Solyndra was heralded as one of the nation's bright spots of green technology innovation, creating a solar tube of sorts that could soak up sunlight from many different angles, producing energy more efficiently and using less space. The company's panels were also light and easy to install, which was meant to save up front costs.
But over the past few years, other companies caught up and provided similar products at a lower cost.
Brian Harrison, Solynda's president and CEO, said that raising capital became impossible.
"This was an unexpected outcome and is most unfortunate," Harrison said in a statement.

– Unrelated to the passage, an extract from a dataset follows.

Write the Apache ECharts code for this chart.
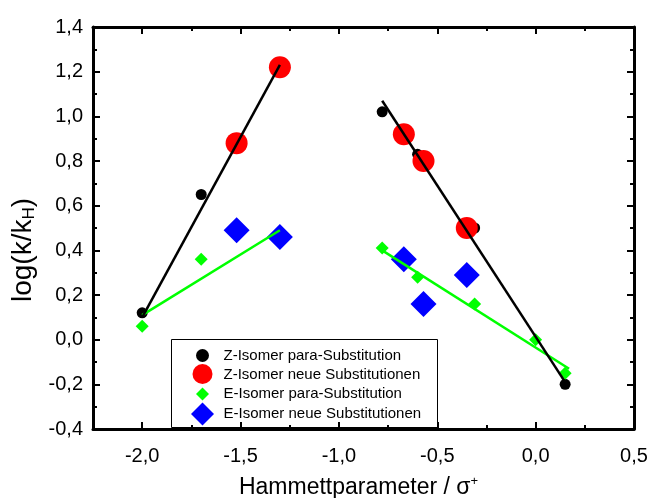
<!DOCTYPE html>
<html>
<head>
<meta charset="utf-8">
<script src="https://cdn.jsdelivr.net/npm/echarts@6/dist/echarts.min.js"></script>
<style>
  html, body { margin: 0; padding: 0; background: #fff; }
  #chart { width: 648px; height: 498px; }
</style>
</head>
<body>
<div id="chart"></div>
<script>
// Hammett plot: log(k/kH) against sigma+ for Z and E isomers

// Z-isomer, para substitution (small black circles)
const zParaX = [-2.00, -1.70, -0.78, -0.60, -0.31, 0.15];
const zParaY = [0.12, 0.65, 1.02, 0.83, 0.50, -0.20];

// Z-isomer, new substitutions (large red circles)
const zNeuX = [-1.52, -1.30, -0.67, -0.57, -0.35];
const zNeuY = [0.88, 1.22, 0.92, 0.80, 0.50];

// E-isomer, para substitution (small green diamonds)
const eParaX = [-2.00, -1.70, -0.78, -0.60, -0.31, 0.00, 0.15];
const eParaY = [0.06, 0.36, 0.41, 0.28, 0.16, 0.00, -0.15];

// E-isomer, new substitutions (large blue diamonds)
const eNeuX = [-1.52, -1.30, -0.67, -0.57, -0.35];
const eNeuY = [0.49, 0.46, 0.36, 0.16, 0.29];

// Linear fit lines (end points)
const zFitLeftX = [-2.00, -1.30];
const zFitLeftY = [0.10, 1.23];
const zFitRightX = [-0.78, 0.15];
const zFitRightY = [1.07, -0.19];
const eFitLeftX = [-2.00, -1.30];
const eFitLeftY = [0.11, 0.49];
const eFitRightX = [-0.78, 0.17];
const eFitRightY = [0.40, -0.13];

// Axis ticks
const xMajorTicks = [-2.0, -1.5, -1.0, -0.5, 0.0, 0.5];
const xMinorTicks = [-1.75, -1.25, -0.75, -0.25, 0.25];

const seriesNames = [
  'Z-Isomer para-Substitution',
  'Z-Isomer neue Substitutionen',
  'E-Isomer para-Substitution',
  'E-Isomer neue Substitutionen'
];

const zip = (xs, ys) => xs.map((x, i) => [x, ys[i]]);
const fmt = v => v.toFixed(1).replace('.', ',').replace('-0,0', '0,0');

const FONT = 'Liberation Sans, Arial, sans-serif';
const AX_W = 3;

function xAxisDef(pos, ticks, len, showLine, showLabel) {
  return {
    type: 'value', position: pos, min: -2.25, max: 0.5, interval: 0.25,
    axisLine: { show: showLine, onZero: false, lineStyle: { color: '#000', width: AX_W } },
    axisTick: { show: true, inside: true, length: len, customValues: ticks,
                lineStyle: { color: '#000', width: 2 } },
    axisLabel: { show: showLabel, customValues: xMajorTicks, formatter: fmt,
                 color: '#000', fontFamily: FONT, fontSize: 20, margin: 17 },
    splitLine: { show: false }
  };
}

function yAxisDef(pos, showLabel) {
  return {
    type: 'value', position: pos, min: -0.4, max: 1.4, interval: 0.2,
    axisLine: { show: true, onZero: false, lineStyle: { color: '#000', width: AX_W } },
    axisTick: { show: true, inside: true, length: 7, lineStyle: { color: '#000', width: 2 } },
    minorTick: { show: true, splitNumber: 2, length: 4, lineStyle: { color: '#000', width: 2 } },
    axisLabel: { show: showLabel, formatter: fmt, color: '#000', fontFamily: FONT,
                 fontSize: 20, margin: 10 },
    splitLine: { show: false }
  };
}

const xBottom = xAxisDef('bottom', xMajorTicks, 7, true, true);
xBottom.name = '{a|Hammettparameter / σ}{sup|+}';
xBottom.nameLocation = 'middle';
xBottom.nameGap = 46;
xBottom.nameTextStyle = {
  padding: [0, 10, 0, 0],
  rich: {
    a: { fontFamily: FONT, fontSize: 23, color: '#000' },
    sup: { fontFamily: FONT, fontSize: 13, color: '#000', verticalAlign: 'top', padding: [0, 0, 12, 0] }
  }
};

const yLeft = yAxisDef('left', true);
yLeft.name = '{a|log(k/k}{sub|H}{a|)}';
yLeft.nameLocation = 'middle';
yLeft.nameGap = 55;
yLeft.nameTextStyle = {
  padding: [0, 44, 0, 0],
  rich: {
    a: { fontFamily: FONT, fontSize: 28, color: '#000' },
    sub: { fontFamily: FONT, fontSize: 17, color: '#000', padding: [12, 0, 0, 0] }
  }
};

const scatterStyle = color => ({ color: color, opacity: 1 });

const option = {
  backgroundColor: '#fff',
  animation: false,
  grid: { left: 93, right: 14, top: 27, bottom: 69, containLabel: false, outerBoundsMode: 'none' },
  xAxis: [
    xBottom,
    xAxisDef('bottom', xMinorTicks, 4, false, false),
    xAxisDef('top', xMajorTicks, 7, true, false),
    xAxisDef('top', xMinorTicks, 4, false, false)
  ],
  yAxis: [yLeft, yAxisDef('right', false)],
  series: [
    { name: seriesNames[0], type: 'scatter', symbol: 'circle', symbolSize: 11,
      itemStyle: scatterStyle('#000000'), data: zip(zParaX, zParaY), z: 2 },
    { name: seriesNames[1], type: 'scatter', symbol: 'circle', symbolSize: 22,
      itemStyle: scatterStyle('#ff0000'), data: zip(zNeuX, zNeuY), z: 3 },
    { name: seriesNames[2], type: 'scatter', symbol: 'diamond', symbolSize: 13,
      itemStyle: scatterStyle('#00ff00'), data: zip(eParaX, eParaY), z: 2 },
    { name: seriesNames[3], type: 'scatter', symbol: 'diamond', symbolSize: 26,
      itemStyle: scatterStyle('#0000ff'), data: zip(eNeuX, eNeuY), z: 3 },
    { type: 'line', data: zip(eFitLeftX, eFitLeftY), showSymbol: false, symbol: 'none',
      lineStyle: { color: '#00ff00', width: 2.5 }, z: 4, silent: true },
    { type: 'line', data: zip(eFitRightX, eFitRightY), showSymbol: false, symbol: 'none',
      lineStyle: { color: '#00ff00', width: 2.5 }, z: 4, silent: true },
    { type: 'line', data: zip(zFitLeftX, zFitLeftY), showSymbol: false, symbol: 'none',
      lineStyle: { color: '#000000', width: 2.5 }, z: 5, silent: true },
    { type: 'line', data: zip(zFitRightX, zFitRightY), showSymbol: false, symbol: 'none',
      lineStyle: { color: '#000000', width: 2.5 }, z: 5, silent: true }
  ],
  graphic: [{
    type: 'group', left: 171, top: 339, z: 100,
    children: [
      { type: 'rect', shape: { x: 0, y: 0, width: 266, height: 88 },
        style: { fill: '#fff', stroke: '#000', lineWidth: 1 } },
      { type: 'circle', shape: { cx: 31, cy: 16, r: 6.5 }, style: { fill: '#000' } },
      { type: 'circle', shape: { cx: 31, cy: 34.5, r: 10 }, style: { fill: '#ff0000' } },
      { type: 'polygon', shape: { points: [[31, 48], [37.5, 54.5], [31, 61], [24.5, 54.5]] },
        style: { fill: '#00ff00' } },
      { type: 'polygon', shape: { points: [[31, 63], [42.5, 74.5], [31, 86], [19.5, 74.5]] },
        style: { fill: '#0000ff' } },
      { type: 'text', x: 52, y: 16, style: { text: seriesNames[0], fontFamily: FONT, fontSize: 15,
        fill: '#000', verticalAlign: 'middle' } },
      { type: 'text', x: 52, y: 35, style: { text: seriesNames[1], fontFamily: FONT, fontSize: 15,
        fill: '#000', verticalAlign: 'middle' } },
      { type: 'text', x: 52, y: 54.5, style: { text: seriesNames[2], fontFamily: FONT, fontSize: 15,
        fill: '#000', verticalAlign: 'middle' } },
      { type: 'text', x: 52, y: 74, style: { text: seriesNames[3], fontFamily: FONT, fontSize: 15,
        fill: '#000', verticalAlign: 'middle' } }
    ]
  }]
};

const chart = echarts.init(document.getElementById('chart'), null, { renderer: 'canvas' });
chart.setOption(option);
</script>
</body>
</html>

Another solar company, Spectrawatt Inc. of Hopewell Junction, N.Y., filed for Chapter 11 bankruptcy on Aug. 19. Its CEO said in the filing that it could not compete with solar manufacturers in China, which receive "considerable government and financial support."
Solar industry advocates said the failure of these three companies is not indicative of the health of the U.S. solar industry as a whole and that overall the Energy Department's loan guarantee program has been a success.
"In the last 18 months, solar companies have either added or expanded almost 60 factories in the U.S. and driven the installed cost of solar down by 30 percent," said Rhone Resch, president and CEO of the Solar Energy Industries Association.
"To date, solar projects that have received loan guarantees will help to deploy enough clean solar energy to power nearly 1 million homes and create tens of thousands of jobs across 28 states," he said.
Jesse Pichel, a clean energy analyst with New York-based investment firm Jefferies & Co. said Solyndra's products used unique technology that was more expensive to install, "and the improvement was marginal at best."